With headline CPI likely to remain below the 1% lower tolerance band until at least the fourth quarter of 2015 and no pressure on the core inflation rate, there is no need for the MPC to think seriously about hiking the bank rate in 2015.

This all paints a very benign and potentially very pleasant backdrop for the economy over the next six to 12 months. However, the economic outlook for the UK is not without risk, most notably if there is an extended period of political paralysis. Along with many other experts, our expectations are that we will end up with a minority government after the May election, something which the UK has rarely seen. The last time a general election resulted in a minority government was in February 1974, with a second election called in October 1974 (in which the minority Labour government gained a small overall majority).

We agree that such an outcome will be an unusual situation for the UK, but is it one that investors should be very concerned by? Ironically, a weak minority government would have been a much bigger issue at the time of the last election in 2010, when the economy was in the early stages of the recovery and the fiscal position was much more precarious at 10% of GDP (according to the Office for Budget Responsibility).

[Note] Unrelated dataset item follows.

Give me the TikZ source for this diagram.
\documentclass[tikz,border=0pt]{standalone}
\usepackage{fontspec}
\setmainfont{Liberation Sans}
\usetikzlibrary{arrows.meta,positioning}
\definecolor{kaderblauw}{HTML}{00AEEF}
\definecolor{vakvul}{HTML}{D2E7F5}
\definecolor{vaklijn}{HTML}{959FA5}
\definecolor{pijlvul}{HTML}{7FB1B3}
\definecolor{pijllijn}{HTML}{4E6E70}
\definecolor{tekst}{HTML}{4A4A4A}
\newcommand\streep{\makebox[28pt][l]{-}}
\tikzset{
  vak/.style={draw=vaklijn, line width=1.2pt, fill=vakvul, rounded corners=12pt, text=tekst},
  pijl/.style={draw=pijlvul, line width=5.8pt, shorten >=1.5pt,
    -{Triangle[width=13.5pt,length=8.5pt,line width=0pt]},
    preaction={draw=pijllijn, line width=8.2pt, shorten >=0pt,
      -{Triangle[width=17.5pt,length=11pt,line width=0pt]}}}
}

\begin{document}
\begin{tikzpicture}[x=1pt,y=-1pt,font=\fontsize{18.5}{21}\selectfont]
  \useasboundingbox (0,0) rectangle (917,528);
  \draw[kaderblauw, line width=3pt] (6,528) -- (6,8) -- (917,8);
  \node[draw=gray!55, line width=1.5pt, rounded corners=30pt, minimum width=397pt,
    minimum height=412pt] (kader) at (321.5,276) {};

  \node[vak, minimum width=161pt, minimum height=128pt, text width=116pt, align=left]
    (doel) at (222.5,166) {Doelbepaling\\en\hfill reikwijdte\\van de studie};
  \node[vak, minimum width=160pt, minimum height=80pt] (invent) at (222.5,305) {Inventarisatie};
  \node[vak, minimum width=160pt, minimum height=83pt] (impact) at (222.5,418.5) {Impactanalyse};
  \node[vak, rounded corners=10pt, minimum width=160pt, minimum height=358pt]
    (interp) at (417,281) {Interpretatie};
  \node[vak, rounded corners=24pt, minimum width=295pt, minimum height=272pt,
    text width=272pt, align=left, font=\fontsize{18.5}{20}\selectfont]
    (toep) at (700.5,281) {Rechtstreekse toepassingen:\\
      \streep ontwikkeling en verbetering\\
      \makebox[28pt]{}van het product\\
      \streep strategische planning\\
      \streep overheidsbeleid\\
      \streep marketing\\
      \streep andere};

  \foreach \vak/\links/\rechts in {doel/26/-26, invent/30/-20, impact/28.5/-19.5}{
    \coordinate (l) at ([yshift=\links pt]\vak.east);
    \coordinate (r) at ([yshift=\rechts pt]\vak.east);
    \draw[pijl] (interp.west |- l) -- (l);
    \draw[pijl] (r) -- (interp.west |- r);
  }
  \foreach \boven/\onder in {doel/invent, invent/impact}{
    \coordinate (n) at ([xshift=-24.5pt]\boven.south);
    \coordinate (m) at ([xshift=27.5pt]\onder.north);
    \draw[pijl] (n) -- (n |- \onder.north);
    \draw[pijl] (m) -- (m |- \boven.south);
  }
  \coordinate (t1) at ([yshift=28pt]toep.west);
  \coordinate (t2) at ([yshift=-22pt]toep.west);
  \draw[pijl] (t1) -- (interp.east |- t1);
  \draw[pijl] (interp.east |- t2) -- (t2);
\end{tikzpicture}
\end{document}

Now the economy is on a stable trajectory and the public deficit is set to be between 4% and 5% of GDP this year. As such, a period of policy stasis is much less concerning than five years earlier and indeed a situation that many developed economies deal with on a regular basis. Undoubtedly we will see some volatility in markets ahead of and after the election, but we do not believe that these gyrations will be enough to blow the economy off course.

Against such a backdrop, how do we position our portfolios?
UK government bond yields have rallied sharply, with 10-year yields falling back to 1.5% after briefly touching 1.95% early in March 2015 (according to Bloomberg, as of 6 March 2015), just ahead of the European Central Bank’s (ECB) implementation of quantitative easing (QE). As we already discussed, UK economic data remains solid, but not threatening from an inflation perspective, but as core European yields fall to-and-through zero, we believe that a good part of the recent rally in UK bonds relates to the knock-on effects of the ECB’s QE programme. Part of the story is clearly the rise in sterling relative to the euro and the downwards pressure that will exert on UK inflation, and part is likely to be a rotation out of European bonds into a market that is geographically and economically close. As we are just a few weeks into the ECB programme, and we have been told that it will run until September 2016, it is likely that these technical factors will be with us for some time to come.

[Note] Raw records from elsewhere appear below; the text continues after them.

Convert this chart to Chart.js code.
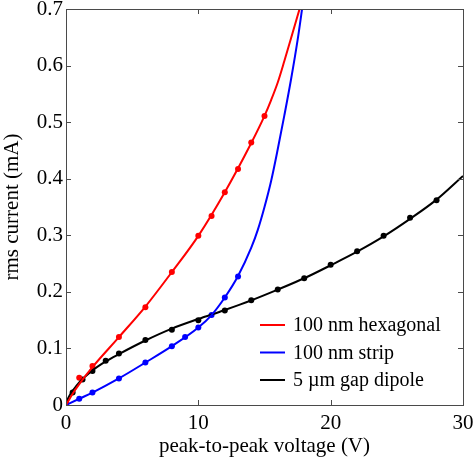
<!DOCTYPE html>
<html>
<head>
<meta charset="utf-8">
<script src="https://cdn.jsdelivr.net/npm/chart.js@4.4.1/dist/chart.umd.min.js"></script>
<style>
  html, body { margin: 0; padding: 0; background: #fff; }
  #wrap { width: 475px; height: 459px; }
</style>
</head>
<body>
<div id="wrap"><canvas id="grafico"></canvas></div>
<script>
// eixos
const xTicks = [0, 10, 20, 30];
const yTicks = [0, 0.1, 0.2, 0.3, 0.4, 0.5, 0.6, 0.7];

// 100 nm hexagonal - medidas
const hexX = [0, 1, 2, 4, 6, 8, 10, 11, 12, 13, 14, 15];
const hexY = [0.004, 0.048, 0.069, 0.12, 0.173, 0.235, 0.299, 0.334, 0.376, 0.417, 0.464, 0.511];
// 100 nm hexagonal - curva ajustada
const hexFitX = [0, 0.5, 1, 2, 4, 6, 8, 10, 12, 14, 15, 15.5, 16, 16.5, 17, 17.5, 17.8];
const hexFitY = [0, 0.02, 0.037, 0.067, 0.12, 0.174, 0.235, 0.299, 0.376, 0.463, 0.511, 0.539, 0.57, 0.608, 0.648, 0.688, 0.712];

// 100 nm strip - medidas
const stripX = [0, 1, 2, 4, 6, 8, 9, 10, 11, 12, 13];
const stripY = [0.002, 0.011, 0.022, 0.047, 0.075, 0.104, 0.12, 0.137, 0.159, 0.19, 0.227];
// 100 nm strip - curva ajustada
const stripFitX = [0, 1, 2, 4, 6, 8, 10, 11, 12, 13, 14, 14.5, 15, 15.5, 16, 16.5, 17, 17.5, 17.9];
const stripFitY = [0, 0.011, 0.022, 0.047, 0.075, 0.104, 0.137, 0.159, 0.19, 0.228, 0.278, 0.31, 0.35, 0.396, 0.452, 0.512, 0.575, 0.645, 0.71];

// 5 um gap dipole - medidas
const dipX = [0, 0.5, 1.25, 2, 3, 4, 6, 8, 10, 12, 14, 16, 18, 20, 22, 24, 26, 28];
const dipY = [0.006, 0.022, 0.045, 0.06, 0.078, 0.091, 0.115, 0.133, 0.15, 0.167, 0.185, 0.204, 0.224, 0.248, 0.272, 0.299, 0.331, 0.362];
// 5 um gap dipole - curva ajustada
const dipFitX = [0, 0.25, 0.5, 1, 2, 3, 4, 6, 8, 10, 12, 14, 16, 18, 20, 22, 24, 26, 28, 30];
const dipFitY = [0.004, 0.016, 0.025, 0.04, 0.061, 0.077, 0.09, 0.114, 0.135, 0.152, 0.168, 0.185, 0.204, 0.224, 0.247, 0.271, 0.298, 0.329, 0.363, 0.405];

const legendas = ['100 nm hexagonal', '100 nm strip', '5 \u00b5m gap dipole'];
const cores = ['#ff0000', '#0000ff', '#000000'];

function pares(xs, ys) {
  return xs.map((x, i) => ({ x: x, y: ys[i] }));
}

function linha(label, xs, ys, cor) {
  return {
    label: label,
    data: pares(xs, ys),
    showLine: true,
    borderColor: cor,
    backgroundColor: cor,
    borderWidth: 2,
    pointRadius: 0,
    cubicInterpolationMode: 'monotone',
    isFit: true
  };
}

function pontos(xs, ys, cor) {
  return {
    label: '',
    data: pares(xs, ys),
    showLine: false,
    borderColor: cor,
    backgroundColor: cor,
    pointRadius: 3,
    pointBorderWidth: 0,
    isFit: false
  };
}

const fonte = 'Liberation Serif, Times New Roman, serif';

// moldura com ticks para dentro nos quatro lados + legenda
const moldura = {
  id: 'moldura',
  afterDatasetsDraw(chart) {
    const { ctx, chartArea: a, scales } = chart;
    ctx.save();
    ctx.strokeStyle = '#4a4a4a';
    ctx.lineWidth = 1;
    ctx.strokeRect(a.left + 0.5, a.top + 0.5, a.right - a.left, a.bottom - a.top);
    const t = 5;
    ctx.beginPath();
    xTicks.forEach(v => {
      const px = Math.round(scales.x.getPixelForValue(v)) + 0.5;
      ctx.moveTo(px, a.bottom); ctx.lineTo(px, a.bottom - t);
      ctx.moveTo(px, a.top); ctx.lineTo(px, a.top + t);
    });
    yTicks.forEach(v => {
      const py = Math.round(scales.y.getPixelForValue(v)) + 0.5;
      ctx.moveTo(a.left, py); ctx.lineTo(a.left + t, py);
      ctx.moveTo(a.right, py); ctx.lineTo(a.right - t, py);
    });
    ctx.stroke();

    const fits = chart.data.datasets.filter(d => d.isFit);
    ctx.font = '20px ' + fonte;
    ctx.textBaseline = 'middle';
    ctx.textAlign = 'left';
    const x0 = 260, y0 = 325, passo = 27.5;
    fits.forEach((d, i) => {
      const y = y0 + i * passo;
      ctx.strokeStyle = d.borderColor;
      ctx.lineWidth = 2;
      ctx.beginPath();
      ctx.moveTo(x0, y);
      ctx.lineTo(x0 + 25, y);
      ctx.stroke();
      ctx.fillStyle = '#000';
      ctx.fillText(d.label, x0 + 33, y + 1);
    });
    ctx.restore();
  }
};

const ctx = document.getElementById('grafico').getContext('2d');
new Chart(ctx, {
  type: 'scatter',
  data: {
    datasets: [
      linha(legendas[0], hexFitX, hexFitY, cores[0]),
      linha(legendas[1], stripFitX, stripFitY, cores[1]),
      linha(legendas[2], dipFitX, dipFitY, cores[2]),
      pontos(hexX, hexY, cores[0]),
      pontos(stripX, stripY, cores[1]),
      pontos(dipX, dipY, cores[2])
    ]
  },
  options: {
    responsive: true,
    maintainAspectRatio: false,
    animation: false,
    layout: { padding: { top: 9, right: 12, left: 0, bottom: 0 } },
    plugins: {
      legend: { display: false },
      tooltip: { enabled: false }
    },
    scales: {
      x: {
        type: 'linear',
        min: 0,
        max: 30,
        grid: { display: false, drawTicks: false },
        border: { display: false },
        afterBuildTicks: s => { s.ticks = xTicks.map(v => ({ value: v })); },
        ticks: { color: '#000', font: { family: fonte, size: 21 }, padding: 6, maxRotation: 0 },
        title: { display: true, text: 'peak-to-peak voltage (V)', color: '#000', font: { family: fonte, size: 21 }, padding: { top: 0, bottom: 0 } },
        afterFit: s => { s.height = 54; s.paddingLeft = 0; s.paddingRight = 0; }
      },
      y: {
        type: 'linear',
        min: 0,
        max: 0.7,
        grid: { display: false, drawTicks: false },
        border: { display: false },
        afterBuildTicks: s => { s.ticks = yTicks.map(v => ({ value: v })); },
        ticks: { color: '#000', font: { family: fonte, size: 21 }, padding: 3 },
        title: { display: true, text: 'rms current (mA)', color: '#000', font: { family: fonte, size: 21 }, padding: { top: 0, bottom: 4 } },
        afterFit: s => { s.width = 66; s.paddingTop = 0; s.paddingBottom = 0; }
      }
    }
  },
  plugins: [moldura]
});
</script>
</body>
</html>
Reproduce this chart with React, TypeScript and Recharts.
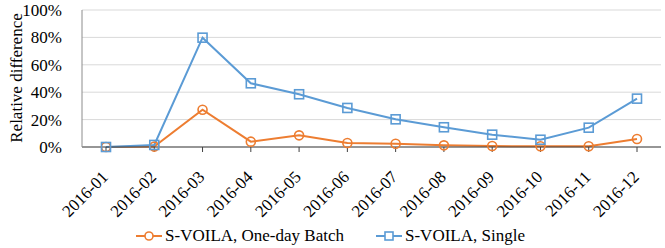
import React from 'react';
import { LineChart, Line, XAxis, YAxis, CartesianGrid, Legend } from 'recharts';

// --- DATA ---
const MONTHS = ['2016-01', '2016-02', '2016-03', '2016-04', '2016-05', '2016-06', '2016-07', '2016-08', '2016-09', '2016-10', '2016-11', '2016-12'];
const BATCH = [0, 0.3, 27.2, 3.9, 8.5, 2.9, 2.4, 1.2, 0.7, 0.5, 0.6, 5.8];
const SINGLE = [0, 1.5, 79.8, 46.5, 38.5, 28.5, 20.2, 14.4, 9, 5.3, 14.1, 35.3];
const Y_TICKS = [0, 20, 40, 60, 80, 100];

const ORANGE = '#ED7D31';
const BLUE = '#5B9BD5';
const FONT = '"Liberation Serif", "Times New Roman", serif';

const chartData = MONTHS.map((m, i) => ({ month: m, batch: BATCH[i], single: SINGLE[i] }));

const CircleDot = (props: any) => {
    const { cx, cy } = props;
    if (cx == null || cy == null) return null;
    return <circle cx={cx} cy={cy} r={4.5} fill="none" stroke={ORANGE} strokeWidth={1.6} />;
};

const SquareDot = (props: any) => {
    const { cx, cy } = props;
    if (cx == null || cy == null) return null;
    return <rect x={cx - 4.5} y={cy - 4.5} width={9} height={9} fill="none" stroke={BLUE} strokeWidth={1.6} />;
};

const MonthTick = (props: any) => {
    const { x, y, payload } = props;
    return (
        <g transform={`translate(${x + 3},${y + 24}) rotate(-45)`}>
            <text x={0} y={0} textAnchor="end" fill="#000" style={{ fontSize: 17, fontFamily: FONT }}>
                {payload.value}
            </text>
        </g>
    );
};

const LegendContent = () => {
    const items = [
        { name: 'S-VOILA, One-day Batch', color: ORANGE, shape: 'circle' },
        { name: 'S-VOILA, Single', color: BLUE, shape: 'square' }
    ];
    return (
        <div style={{ display: 'flex', justifyContent: 'center', gap: 32, paddingTop: 10, fontFamily: FONT, fontSize: 17, color: '#000' }}>
            {items.map(it => (
                <div key={it.name} style={{ display: 'flex', alignItems: 'center' }}>
                    <svg width={26} height={14} style={{ marginRight: 3 }}>
                        <line x1={0} y1={7} x2={26} y2={7} stroke={it.color} strokeWidth={2} />
                        {it.shape === 'circle'
                            ? <circle cx={13} cy={7} r={4} fill="#fff" stroke={it.color} strokeWidth={1.6} />
                            : <rect x={9} y={3} width={8} height={8} fill="#fff" stroke={it.color} strokeWidth={1.6} />}
                    </svg>
                    <span>{it.name}</span>
                </div>
            ))}
        </div>
    );
};

export default function App() {
    return (
        <div style={{ position: 'absolute', left: 0, top: 0, width: 665, height: 248, background: '#fff', fontFamily: FONT }}>
            <LineChart width={665} height={248} data={chartData} margin={{ top: 10, right: 4, left: 0, bottom: 0 }}>
                <CartesianGrid vertical={false} stroke="#d9d9d9" />
                <XAxis
                    dataKey="month"
                    interval={0}
                    height={69}
                    padding={{ left: 24, right: 24 }}
                    axisLine={{ stroke: '#404040' }}
                    tickLine={{ stroke: '#404040' }}
                    tickSize={5}
                    tick={<MonthTick />}
                />
                <YAxis
                    domain={[0, 100]}
                    ticks={Y_TICKS}
                    width={82}
                    axisLine={{ stroke: '#8c8c8c' }}
                    tickLine={false}
                    tickMargin={14}
                    tickFormatter={(v: number) => `${v}%`}
                    tick={{ fontSize: 17, fontFamily: FONT, fill: '#000' }}
                    label={() => (
                        <text x={16} y={78} transform="rotate(-90 16 78)" textAnchor="middle" dominantBaseline="central" fill="#000" style={{ fontSize: 17, fontFamily: FONT }}>
                            Relative difference
                        </text>
                    )}
                />
                <Legend verticalAlign="bottom" height={32} content={<LegendContent />} />
                <Line
                    type="linear"
                    dataKey="batch"
                    stroke={ORANGE}
                    strokeWidth={2}
                    dot={<CircleDot />}
                    activeDot={false}
                    isAnimationActive={false}
                />
                <Line
                    type="linear"
                    dataKey="single"
                    stroke={BLUE}
                    strokeWidth={2}
                    dot={<SquareDot />}
                    activeDot={false}
                    isAnimationActive={false}
                />
            </LineChart>
        </div>
    );
}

Meanwhile, shorter-dated bonds have now pushed out expectations for a tightening in UK monetary policy to the middle of 2016. As the BOE’s chief economist, Andy Haldane, reminded us recently, it is far from certain that the next move will be a tightening of policy, but given the UK’s economic conditions that remains our central expectation. The market is pricing in both a relatively late start to the monetary cycle but also a benign one, with the bank rate predicted to rise from 0.5% around the summer of 2016 and peak at 1.5% by the end of 2018. If there is a risk to the UK bond market, it would appear that this is where it is, if indeed the economy continues to perform well and wages rise as we all hope and expect.

At the other end of the UK bond market, yields are also re-approaching their lows, with long-dated nominal yields at 2.30%, and long-dated index-linked yields at -0.98%. To some degree, the best explanation as to why yields are where they are is also the best reason as to why they will not reverse course aggressively. At these yield levels, long-term UK investors (such as defined benefit pension schemes) find themselves with significant funding gaps as a result of the very low level of long-term bond yields. Using the estimates of the Pension Protection Fund and bond yields as they stood at the end of January 2015, the aggregated deficit of UK-regulated pension schemes was £367.5 billion. To put this into context, the UK Debt Management Office has recently announced that they plan to issue a total of £37.4 billion of long-dated nominal gilts and £31.4 billion of index-linked gilts this year. Put simply, low bond yields create a big headache for pension schemes, suggesting that they would be willing buyers on any material rise in yields (in turn capping that rise in yields).

As we look forward, the underlying picture for the UK is one of economic health, but unfortunately not one that is sufficient to push interest rates back to any kind of “normal” level anytime soon.